##### Information provided

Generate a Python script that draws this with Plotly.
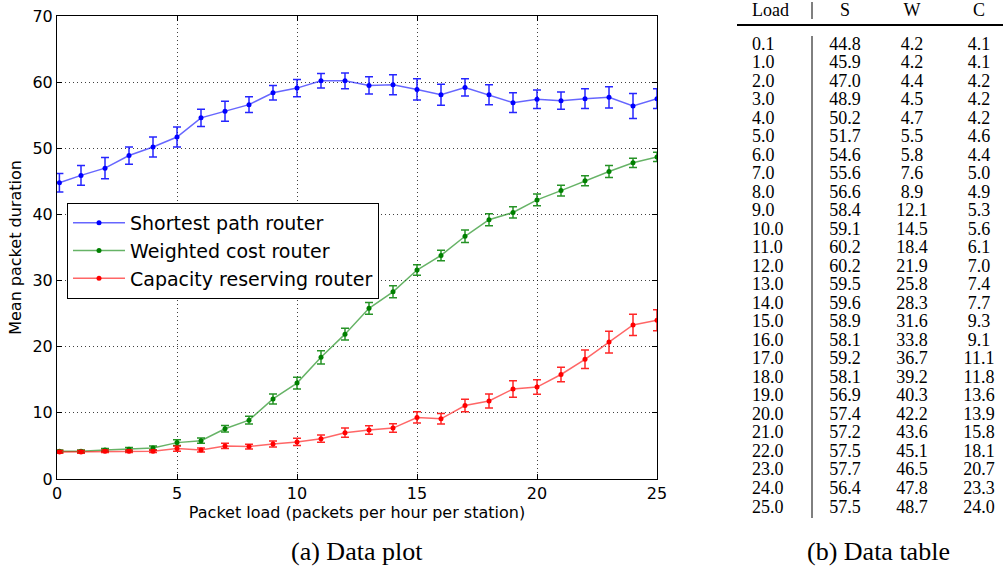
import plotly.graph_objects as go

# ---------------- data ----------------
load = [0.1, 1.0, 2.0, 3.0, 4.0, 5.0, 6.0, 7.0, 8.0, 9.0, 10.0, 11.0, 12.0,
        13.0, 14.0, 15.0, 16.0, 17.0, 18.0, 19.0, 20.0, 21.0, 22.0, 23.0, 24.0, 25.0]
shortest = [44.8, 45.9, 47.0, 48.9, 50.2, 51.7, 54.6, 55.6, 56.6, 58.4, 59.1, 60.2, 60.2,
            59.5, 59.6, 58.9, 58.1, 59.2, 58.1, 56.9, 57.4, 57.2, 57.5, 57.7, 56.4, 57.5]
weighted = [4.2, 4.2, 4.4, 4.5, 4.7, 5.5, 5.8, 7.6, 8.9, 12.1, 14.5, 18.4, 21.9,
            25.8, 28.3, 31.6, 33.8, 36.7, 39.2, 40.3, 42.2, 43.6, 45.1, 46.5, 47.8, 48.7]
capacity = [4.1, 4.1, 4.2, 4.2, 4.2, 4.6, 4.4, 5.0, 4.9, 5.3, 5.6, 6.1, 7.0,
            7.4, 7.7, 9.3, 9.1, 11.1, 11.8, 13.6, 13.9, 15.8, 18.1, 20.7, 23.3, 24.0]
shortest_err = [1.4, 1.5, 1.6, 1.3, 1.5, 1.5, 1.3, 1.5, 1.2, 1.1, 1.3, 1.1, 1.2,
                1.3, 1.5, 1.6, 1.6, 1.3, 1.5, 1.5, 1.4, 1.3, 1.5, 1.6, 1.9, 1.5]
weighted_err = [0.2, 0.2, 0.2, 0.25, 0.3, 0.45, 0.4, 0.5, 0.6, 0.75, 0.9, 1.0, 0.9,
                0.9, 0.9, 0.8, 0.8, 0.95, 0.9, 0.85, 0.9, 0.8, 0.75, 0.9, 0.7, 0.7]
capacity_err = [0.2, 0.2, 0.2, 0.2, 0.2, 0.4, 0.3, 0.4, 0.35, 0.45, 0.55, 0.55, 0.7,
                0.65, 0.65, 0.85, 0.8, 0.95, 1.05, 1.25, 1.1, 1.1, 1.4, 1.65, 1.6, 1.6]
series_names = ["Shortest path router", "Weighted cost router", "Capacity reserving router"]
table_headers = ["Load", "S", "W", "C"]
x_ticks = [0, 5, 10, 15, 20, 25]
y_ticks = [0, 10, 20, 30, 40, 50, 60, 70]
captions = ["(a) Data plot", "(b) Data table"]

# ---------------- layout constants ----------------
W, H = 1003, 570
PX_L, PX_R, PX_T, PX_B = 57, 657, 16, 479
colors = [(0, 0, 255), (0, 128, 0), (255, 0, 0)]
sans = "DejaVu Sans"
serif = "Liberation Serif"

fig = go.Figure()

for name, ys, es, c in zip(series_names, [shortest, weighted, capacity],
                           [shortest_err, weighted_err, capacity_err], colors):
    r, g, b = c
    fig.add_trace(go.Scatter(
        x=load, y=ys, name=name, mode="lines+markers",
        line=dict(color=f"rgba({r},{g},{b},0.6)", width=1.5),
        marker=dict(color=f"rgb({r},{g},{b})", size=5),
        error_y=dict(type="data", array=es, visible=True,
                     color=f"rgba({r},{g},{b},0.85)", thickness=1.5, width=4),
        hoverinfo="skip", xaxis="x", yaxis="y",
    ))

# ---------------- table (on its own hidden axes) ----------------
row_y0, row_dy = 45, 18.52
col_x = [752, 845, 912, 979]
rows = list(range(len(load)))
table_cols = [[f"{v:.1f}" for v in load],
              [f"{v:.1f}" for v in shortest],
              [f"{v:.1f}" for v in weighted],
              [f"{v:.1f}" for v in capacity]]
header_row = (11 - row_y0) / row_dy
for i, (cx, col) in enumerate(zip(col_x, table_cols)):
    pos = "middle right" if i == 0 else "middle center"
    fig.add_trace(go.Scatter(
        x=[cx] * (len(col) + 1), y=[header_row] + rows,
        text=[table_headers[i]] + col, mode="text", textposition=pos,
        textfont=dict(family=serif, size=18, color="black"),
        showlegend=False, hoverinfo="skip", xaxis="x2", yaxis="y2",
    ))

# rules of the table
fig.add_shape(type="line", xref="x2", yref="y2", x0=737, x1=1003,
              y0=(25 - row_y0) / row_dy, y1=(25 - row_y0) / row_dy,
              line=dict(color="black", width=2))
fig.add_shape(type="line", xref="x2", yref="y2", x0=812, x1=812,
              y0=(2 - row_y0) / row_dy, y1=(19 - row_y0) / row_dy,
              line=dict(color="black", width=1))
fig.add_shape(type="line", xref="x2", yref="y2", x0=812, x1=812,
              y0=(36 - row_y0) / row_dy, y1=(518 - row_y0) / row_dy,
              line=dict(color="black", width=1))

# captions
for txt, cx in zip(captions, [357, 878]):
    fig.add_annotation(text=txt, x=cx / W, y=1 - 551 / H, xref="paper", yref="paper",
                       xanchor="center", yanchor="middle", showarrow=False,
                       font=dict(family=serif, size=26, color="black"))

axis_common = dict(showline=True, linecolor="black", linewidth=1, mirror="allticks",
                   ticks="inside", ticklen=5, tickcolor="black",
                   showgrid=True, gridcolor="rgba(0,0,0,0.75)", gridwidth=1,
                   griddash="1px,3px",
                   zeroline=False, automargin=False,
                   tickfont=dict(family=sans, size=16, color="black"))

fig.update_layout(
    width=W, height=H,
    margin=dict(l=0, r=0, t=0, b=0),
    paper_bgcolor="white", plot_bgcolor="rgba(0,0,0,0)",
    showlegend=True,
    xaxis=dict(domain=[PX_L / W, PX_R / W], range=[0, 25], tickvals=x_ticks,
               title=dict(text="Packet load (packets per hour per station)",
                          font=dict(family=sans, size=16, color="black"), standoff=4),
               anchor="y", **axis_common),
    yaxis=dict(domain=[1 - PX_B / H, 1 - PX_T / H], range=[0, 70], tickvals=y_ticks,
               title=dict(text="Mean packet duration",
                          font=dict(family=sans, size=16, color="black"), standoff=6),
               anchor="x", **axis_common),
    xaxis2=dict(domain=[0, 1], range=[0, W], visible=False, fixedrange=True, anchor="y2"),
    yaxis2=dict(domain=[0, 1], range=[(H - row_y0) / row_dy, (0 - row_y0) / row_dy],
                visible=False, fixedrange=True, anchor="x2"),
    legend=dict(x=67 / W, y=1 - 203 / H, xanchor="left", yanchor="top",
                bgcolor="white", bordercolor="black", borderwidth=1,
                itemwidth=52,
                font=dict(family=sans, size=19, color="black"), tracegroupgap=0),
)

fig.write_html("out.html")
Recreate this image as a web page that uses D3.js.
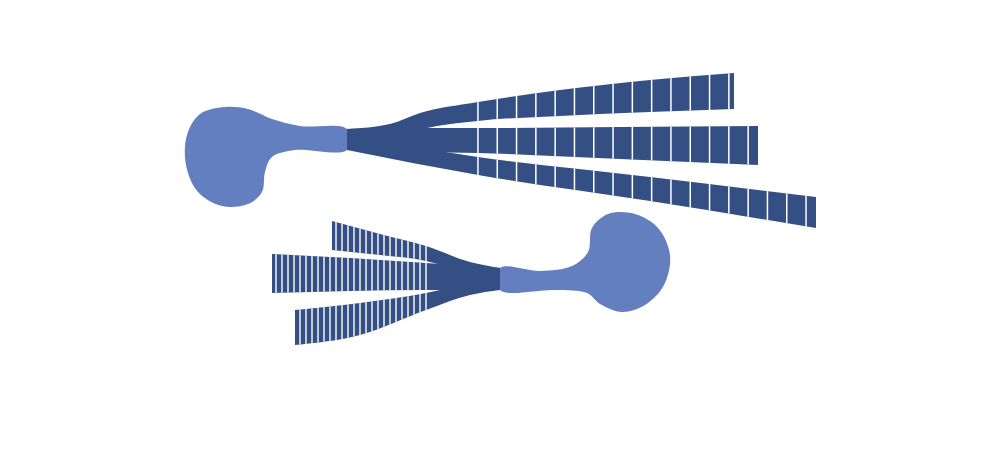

##########

Your goal | Reproduce the material word for word. Any pictures should be left out of the copy.

Solution |
Generate a Python script that draws this with Plotly.
import plotly.graph_objects as go

# ---------------- data ----------------
load = [0.1, 1.0, 2.0, 3.0, 4.0, 5.0, 6.0, 7.0, 8.0, 9.0, 10.0, 11.0, 12.0,
        13.0, 14.0, 15.0, 16.0, 17.0, 18.0, 19.0, 20.0, 21.0, 22.0, 23.0, 24.0, 25.0]
shortest = [44.8, 45.9, 47.0, 48.9, 50.2, 51.7, 54.6, 55.6, 56.6, 58.4, 59.1, 60.2, 60.2,
            59.5, 59.6, 58.9, 58.1, 59.2, 58.1, 56.9, 57.4, 57.2, 57.5, 57.7, 56.4, 57.5]
weighted = [4.2, 4.2, 4.4, 4.5, 4.7, 5.5, 5.8, 7.6, 8.9, 12.1, 14.5, 18.4, 21.9,
            25.8, 28.3, 31.6, 33.8, 36.7, 39.2, 40.3, 42.2, 43.6, 45.1, 46.5, 47.8, 48.7]
capacity = [4.1, 4.1, 4.2, 4.2, 4.2, 4.6, 4.4, 5.0, 4.9, 5.3, 5.6, 6.1, 7.0,
            7.4, 7.7, 9.3, 9.1, 11.1, 11.8, 13.6, 13.9, 15.8, 18.1, 20.7, 23.3, 24.0]
shortest_err = [1.4, 1.5, 1.6, 1.3, 1.5, 1.5, 1.3, 1.5, 1.2, 1.1, 1.3, 1.1, 1.2,
                1.3, 1.5, 1.6, 1.6, 1.3, 1.5, 1.5, 1.4, 1.3, 1.5, 1.6, 1.9, 1.5]
weighted_err = [0.2, 0.2, 0.2, 0.25, 0.3, 0.45, 0.4, 0.5, 0.6, 0.75, 0.9, 1.0, 0.9,
                0.9, 0.9, 0.8, 0.8, 0.95, 0.9, 0.85, 0.9, 0.8, 0.75, 0.9, 0.7, 0.7]
capacity_err = [0.2, 0.2, 0.2, 0.2, 0.2, 0.4, 0.3, 0.4, 0.35, 0.45, 0.55, 0.55, 0.7,
                0.65, 0.65, 0.85, 0.8, 0.95, 1.05, 1.25, 1.1, 1.1, 1.4, 1.65, 1.6, 1.6]
series_names = ["Shortest path router", "Weighted cost router", "Capacity reserving router"]
table_headers = ["Load", "S", "W", "C"]
x_ticks = [0, 5, 10, 15, 20, 25]
y_ticks = [0, 10, 20, 30, 40, 50, 60, 70]
captions = ["(a) Data plot", "(b) Data table"]

# ---------------- layout constants ----------------
W, H = 1003, 570
PX_L, PX_R, PX_T, PX_B = 57, 657, 16, 479
colors = [(0, 0, 255), (0, 128, 0), (255, 0, 0)]
sans = "DejaVu Sans"
serif = "Liberation Serif"

fig = go.Figure()

for name, ys, es, c in zip(series_names, [shortest, weighted, capacity],
                           [shortest_err, weighted_err, capacity_err], colors):
    r, g, b = c
    fig.add_trace(go.Scatter(
        x=load, y=ys, name=name, mode="lines+markers",
        line=dict(color=f"rgba({r},{g},{b},0.6)", width=1.5),
        marker=dict(color=f"rgb({r},{g},{b})", size=5),
        error_y=dict(type="data", array=es, visible=True,
                     color=f"rgba({r},{g},{b},0.85)", thickness=1.5, width=4),
        hoverinfo="skip", xaxis="x", yaxis="y",
    ))

# ---------------- table (on its own hidden axes) ----------------
row_y0, row_dy = 45, 18.52
col_x = [752, 845, 912, 979]
rows = list(range(len(load)))
table_cols = [[f"{v:.1f}" for v in load],
              [f"{v:.1f}" for v in shortest],
              [f"{v:.1f}" for v in weighted],
              [f"{v:.1f}" for v in capacity]]
header_row = (11 - row_y0) / row_dy
for i, (cx, col) in enumerate(zip(col_x, table_cols)):
    pos = "middle right" if i == 0 else "middle center"
    fig.add_trace(go.Scatter(
        x=[cx] * (len(col) + 1), y=[header_row] + rows,
        text=[table_headers[i]] + col, mode="text", textposition=pos,
        textfont=dict(family=serif, size=18, color="black"),
        showlegend=False, hoverinfo="skip", xaxis="x2", yaxis="y2",
    ))

# rules of the table
fig.add_shape(type="line", xref="x2", yref="y2", x0=737, x1=1003,
              y0=(25 - row_y0) / row_dy, y1=(25 - row_y0) / row_dy,
              line=dict(color="black", width=2))
fig.add_shape(type="line", xref="x2", yref="y2", x0=812, x1=812,
              y0=(2 - row_y0) / row_dy, y1=(19 - row_y0) / row_dy,
              line=dict(color="black", width=1))
fig.add_shape(type="line", xref="x2", yref="y2", x0=812, x1=812,
              y0=(36 - row_y0) / row_dy, y1=(518 - row_y0) / row_dy,
              line=dict(color="black", width=1))

# captions
for txt, cx in zip(captions, [357, 878]):
    fig.add_annotation(text=txt, x=cx / W, y=1 - 551 / H, xref="paper", yref="paper",
                       xanchor="center", yanchor="middle", showarrow=False,
                       font=dict(family=serif, size=26, color="black"))

axis_common = dict(showline=True, linecolor="black", linewidth=1, mirror="allticks",
                   ticks="inside", ticklen=5, tickcolor="black",
                   showgrid=True, gridcolor="rgba(0,0,0,0.75)", gridwidth=1,
                   griddash="1px,3px",
                   zeroline=False, automargin=False,
                   tickfont=dict(family=sans, size=16, color="black"))

fig.update_layout(
    width=W, height=H,
    margin=dict(l=0, r=0, t=0, b=0),
    paper_bgcolor="white", plot_bgcolor="rgba(0,0,0,0)",
    showlegend=True,
    xaxis=dict(domain=[PX_L / W, PX_R / W], range=[0, 25], tickvals=x_ticks,
               title=dict(text="Packet load (packets per hour per station)",
                          font=dict(family=sans, size=16, color="black"), standoff=4),
               anchor="y", **axis_common),
    yaxis=dict(domain=[1 - PX_B / H, 1 - PX_T / H], range=[0, 70], tickvals=y_ticks,
               title=dict(text="Mean packet duration",
                          font=dict(family=sans, size=16, color="black"), standoff=6),
               anchor="x", **axis_common),
    xaxis2=dict(domain=[0, 1], range=[0, W], visible=False, fixedrange=True, anchor="y2"),
    yaxis2=dict(domain=[0, 1], range=[(H - row_y0) / row_dy, (0 - row_y0) / row_dy],
                visible=False, fixedrange=True, anchor="x2"),
    legend=dict(x=67 / W, y=1 - 203 / H, xanchor="left", yanchor="top",
                bgcolor="white", bordercolor="black", borderwidth=1,
                itemwidth=52,
                font=dict(family=sans, size=19, color="black"), tracegroupgap=0),
)

fig.write_html("out.html")
Recreate this image as a web page that uses D3.js.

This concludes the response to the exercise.